Amanda is on the front lines fighting against human trafficking here in St Louis. Her “typical day” includes reaching out to various communities throughout the area– keeping up with her contacts in those communities, and making sure she is present at their events. She organizes presentations and writes curriculum to teach different groups according to their needs and what will resonate with them. She works directly with immigrant communities, building trust and offering resources should they need them.
At a recent event to raise awareness about human trafficking, Amanda spoke about what she does and what the trafficking situation looks like in St Louis. Here are a few things that really stood out to me:
- Here in St Louis, there is a large amount of Hispanic males who are victimized in the landscaping, construction, and industrial cleaning sectors.
- Debt bondage is a common form of labor trafficking. Recruiters charge anywhere from $10,000 to $50,000 to bring workers here LEGALLY (in a recent Urban Institute study, it was reported that over 70% of victims talked to were brought to the US on a LEGAL visa), where they then charge victims a huge interest rate on the amount owed, along with other “fees” for the use of tools, housing, etc. No matter how long
a victim works, the debt is never totally paid off.
- Many times, the victim’s visa is tied to the employer.

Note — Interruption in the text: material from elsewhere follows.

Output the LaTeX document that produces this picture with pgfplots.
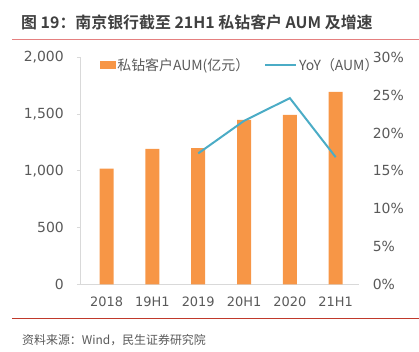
\documentclass[border=0pt]{standalone}
\usepackage{pgfplots}
\pgfplotsset{compat=1.18}
\usepackage{fontspec}
\setmainfont{DejaVu Sans}
\newfontfamily\cjk{Noto Sans CJK SC}
\newfontfamily\cjkb{Noto Sans CJK SC Bold}
\definecolor{barorange}{HTML}{F79646}
\definecolor{lineblue}{HTML}{4BACC6}
\definecolor{txtgray}{HTML}{595959}
\definecolor{axgray}{HTML}{D9D9D9}
\definecolor{titlegray}{HTML}{404040}
\definecolor{topred}{HTML}{E58080}
\definecolor{botred}{HTML}{C0392B}
\begin{document}
\begin{tikzpicture}[x=1bp,y=1bp]
\path (0,0) rectangle (419,352);
\draw[topred, line width=0.9bp] (12,312.7) -- (419,312.7);
\draw[botred, line width=0.9bp] (12,33) -- (419,33);
\node[anchor=west, inner sep=0, text=titlegray] at (21,330) {\fontsize{16}{16}\selectfont\cjkb 图 19：南京银行截至 21H1 私钻客户 AUM 及增速};
\node[anchor=west, inner sep=0, text=txtgray] at (22,12) {\fontsize{12}{12}\selectfont\cjk 资料来源：Wind，民生证券研究院};

\begin{axis}[
  at={(81bp,67.3bp)}, anchor=south west,
  scale only axis, width=278bp, height=227.4bp,
  xmin=-0.56, xmax=5.5, ymin=0, ymax=2000,
  ytick={0,500,...,2000},
  xtick={0,...,5},
  xticklabels={2018,19H1,2019,20H1,2020,21H1},
  axis x line*=bottom, axis y line*=left,
  axis line style={axgray, line width=0.9bp},
  every tick/.style={axgray, line width=0.9bp},
  x tick style={draw=none},
  y tick style={axgray},
  tick align=outside,
  major tick length=4bp,
  extra x ticks={-0.5,0.5,1.5,2.5,3.5,4.5,5.5},
  extra x tick labels={},
  extra x tick style={tick style={axgray, line width=0.9bp}, major tick length=4bp, tick align=outside},
  /pgf/number format/assume math mode=true,
  /pgf/number format/1000 sep={,},
  yticklabel style={font=\fontsize{14}{14}\selectfont, text=txtgray, inner sep=0pt, xshift=-13bp},
  xticklabel style={font=\fontsize{13}{13}\selectfont, text=txtgray, yshift=-5bp},
  clip=false,
]
\addplot[ybar, bar width=14bp, fill=barorange, draw=none] coordinates {(0,1020)(1,1193)(2,1200)(3,1449)(4,1492)(5,1695)};
\end{axis}

\begin{axis}[
  at={(81bp,67.3bp)}, anchor=south west,
  scale only axis, width=278bp, height=227.4bp,
  xmin=-0.56, xmax=5.5, ymin=0, ymax=30,
  axis x line=none,
  axis y line*=right,
  y axis line style={draw=none},
  ytick={0,5,...,30},
  major tick length=0pt,
  /pgf/number format/assume math mode=true,
  yticklabel={\pgfmathprintnumber{\tick}\%},
  yticklabel style={font=\fontsize{14}{14}\selectfont, text=txtgray, anchor=west, inner sep=0pt, xshift=14bp},
  legend style={at={(0.068,0.966)}, anchor=west, draw=none, fill=none, inner sep=0pt,
    legend columns=2, font=\fontsize{14}{14}\selectfont\cjk, text=txtgray,
    /tikz/every even column/.append style={column sep=13bp}},
  legend cell align=left,
  clip=false,
]
\addlegendimage{legend image code/.code={\fill[barorange] (0bp,-3.5bp) rectangle (15bp,3.5bp);}}
\addlegendentry{私钻客户AUM(亿元）}
\addplot[lineblue, line width=2bp, mark=none,
  legend image code/.code={\draw[lineblue, line width=2bp] (0bp,0bp) -- (31bp,0bp);}]
  coordinates {(2,17.3)(3,21.6)(4,24.6)(5,16.8)};
\addlegendentry{YoY（AUM）}
\end{axis}
\end{tikzpicture}
\end{document}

So the trafficker has A LOT of control over the victim.
I had a chance to sit down with Amanda and talk about what she does, why she does it, and– of course– her definition of beauty.
Question: Human trafficking is undoubtedly a big problem. But just HOW big seems to be tricky to pin down–there are so many numbers floating around out there. I have read that there as many as 30 MILLION victims of trafficking worldwide today. Is that an accurate estimate? And how are these estimates made?
Answer: Really the only solid numbers we have are the numbers of people HELPED. There is work currently being done at Washington University to find a more reliable way to produce statistics, but right now it is very tricky. Looking at the number of human trafficking cases, for instance, isn’t as reliable as it might sound. Human trafficking is sometimes hard to prove in court, so prosecutors might go for a lesser charge that is more likely to get a conviction rather than risk losing a case and letting the trafficker back on the streets.